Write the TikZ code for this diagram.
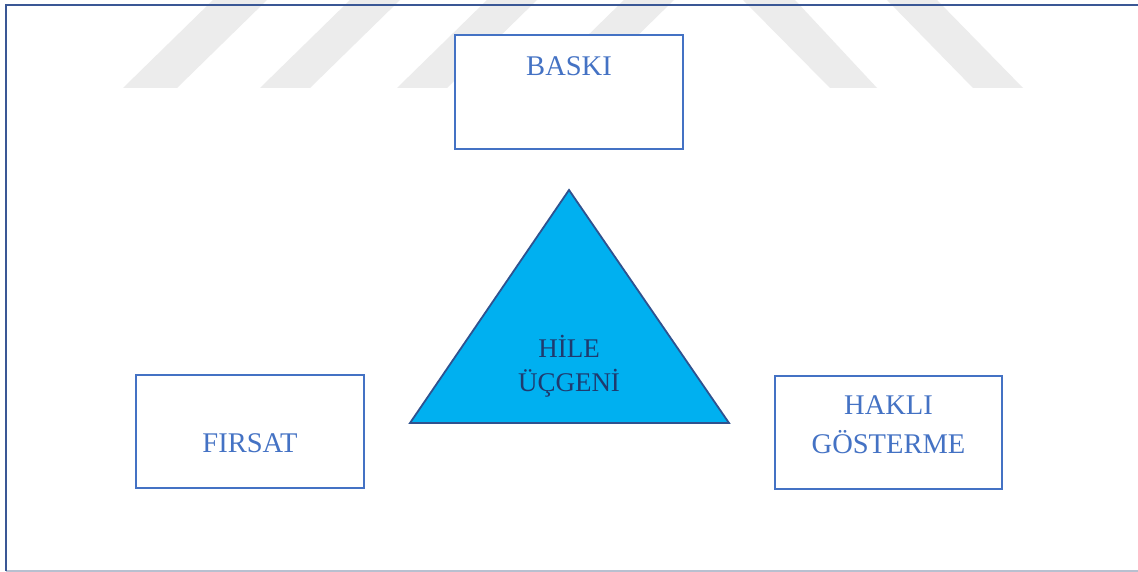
\documentclass[tikz,border=0pt]{standalone}
\usepackage{fontspec}
\setmainfont{Liberation Serif}
\definecolor{boxblue}{HTML}{4472C4}
\definecolor{trifill}{HTML}{00B0F0}
\definecolor{triline}{HTML}{2F528F}
\definecolor{tritext}{HTML}{1F3A6E}
\definecolor{framecol}{HTML}{3A5795}
\definecolor{framelow}{HTML}{B8C0D0}
\definecolor{wmgray}{HTML}{ECECEC}
\tikzset{
  stripe/.style={fill=wmgray, draw=none},
  box/.style={draw=boxblue, line width=2pt, fill=white, rectangle, inner sep=0pt},
  boxtext/.style={text=boxblue, inner sep=0pt, align=center, font=\fontsize{28.5}{39}\selectfont},
  tritxt/.style={text=tritext, inner sep=0pt, align=center, font=\fontsize{27}{34}\selectfont}
}
\begin{document}
\begin{tikzpicture}[x=1pt,y=-1pt]
\useasboundingbox (0,0) rectangle (1138,572);
\fill[white] (0,0) rectangle (1138,572);
% watermark stripes
\fill[stripe] (123,88) -- (177,88) -- (267,0) -- (213,0) -- cycle;
\fill[stripe] (260,88) -- (310,88) -- (400,0) -- (350,0) -- cycle;
\fill[stripe] (397,88) -- (447,88) -- (537,0) -- (487,0) -- cycle;
\fill[stripe] (534,88) -- (584,88) -- (674,0) -- (624,0) -- cycle;
\fill[stripe] (743,0) -- (795,0) -- (877,88) -- (830,88) -- cycle;
\fill[stripe] (887,0) -- (937,0) -- (1023,88) -- (973,88) -- cycle;
% frame
\coordinate (ftl) at (6,5);
\coordinate (ftr) at (1138,5);
\coordinate (fbl) at (6,571);
\coordinate (fbr) at (1138,571);
\draw[framelow, line width=1.5pt] (fbl) -- (fbr);
\draw[framecol, line width=2.5pt] (fbl) -- (ftl) -- (ftr);
% boxes
\node[box, minimum width=228pt, minimum height=114pt] (baski) at (569,92) {};
\node[boxtext, anchor=base] (baskitxt) at (569,76) {BASKI};
\node[box, minimum width=228pt, minimum height=113pt] (firsat) at (250,431.5) {};
\node[boxtext, anchor=base] (firsattxt) at (250,452) {FIRSAT};
\node[box, minimum width=227pt, minimum height=113pt] (hakli) at (888.5,432.5) {};
\node[boxtext] (haklitxt) at (888.5,425) {HAKLI\\GÖSTERME};
% triangle
\coordinate (apex) at (569,190);
\coordinate (bl) at (410,423);
\coordinate (br) at (729,423);
\draw[fill=trifill, draw=triline, line width=1.8pt, line join=miter] (apex) -- (br) -- (bl) -- cycle;
\node[tritxt] (hile) at (569,366.5) {HİLE\\ÜÇGENİ};
\end{tikzpicture}
\end{document}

• [Set problem]
Quote the data above in full, leaving out the pictures it holds.

• [Written solution]
Write the TikZ code for this diagram.
\documentclass[tikz,border=0pt]{standalone}
\usepackage{fontspec}
\setmainfont{Liberation Serif}
\definecolor{boxblue}{HTML}{4472C4}
\definecolor{trifill}{HTML}{00B0F0}
\definecolor{triline}{HTML}{2F528F}
\definecolor{tritext}{HTML}{1F3A6E}
\definecolor{framecol}{HTML}{3A5795}
\definecolor{framelow}{HTML}{B8C0D0}
\definecolor{wmgray}{HTML}{ECECEC}
\tikzset{
  stripe/.style={fill=wmgray, draw=none},
  box/.style={draw=boxblue, line width=2pt, fill=white, rectangle, inner sep=0pt},
  boxtext/.style={text=boxblue, inner sep=0pt, align=center, font=\fontsize{28.5}{39}\selectfont},
  tritxt/.style={text=tritext, inner sep=0pt, align=center, font=\fontsize{27}{34}\selectfont}
}
\begin{document}
\begin{tikzpicture}[x=1pt,y=-1pt]
\useasboundingbox (0,0) rectangle (1138,572);
\fill[white] (0,0) rectangle (1138,572);
% watermark stripes
\fill[stripe] (123,88) -- (177,88) -- (267,0) -- (213,0) -- cycle;
\fill[stripe] (260,88) -- (310,88) -- (400,0) -- (350,0) -- cycle;
\fill[stripe] (397,88) -- (447,88) -- (537,0) -- (487,0) -- cycle;
\fill[stripe] (534,88) -- (584,88) -- (674,0) -- (624,0) -- cycle;
\fill[stripe] (743,0) -- (795,0) -- (877,88) -- (830,88) -- cycle;
\fill[stripe] (887,0) -- (937,0) -- (1023,88) -- (973,88) -- cycle;
% frame
\coordinate (ftl) at (6,5);
\coordinate (ftr) at (1138,5);
\coordinate (fbl) at (6,571);
\coordinate (fbr) at (1138,571);
\draw[framelow, line width=1.5pt] (fbl) -- (fbr);
\draw[framecol, line width=2.5pt] (fbl) -- (ftl) -- (ftr);
% boxes
\node[box, minimum width=228pt, minimum height=114pt] (baski) at (569,92) {};
\node[boxtext, anchor=base] (baskitxt) at (569,76) {BASKI};
\node[box, minimum width=228pt, minimum height=113pt] (firsat) at (250,431.5) {};
\node[boxtext, anchor=base] (firsattxt) at (250,452) {FIRSAT};
\node[box, minimum width=227pt, minimum height=113pt] (hakli) at (888.5,432.5) {};
\node[boxtext] (haklitxt) at (888.5,425) {HAKLI\\GÖSTERME};
% triangle
\coordinate (apex) at (569,190);
\coordinate (bl) at (410,423);
\coordinate (br) at (729,423);
\draw[fill=trifill, draw=triline, line width=1.8pt, line join=miter] (apex) -- (br) -- (bl) -- cycle;
\node[tritxt] (hile) at (569,366.5) {HİLE\\ÜÇGENİ};
\end{tikzpicture}
\end{document}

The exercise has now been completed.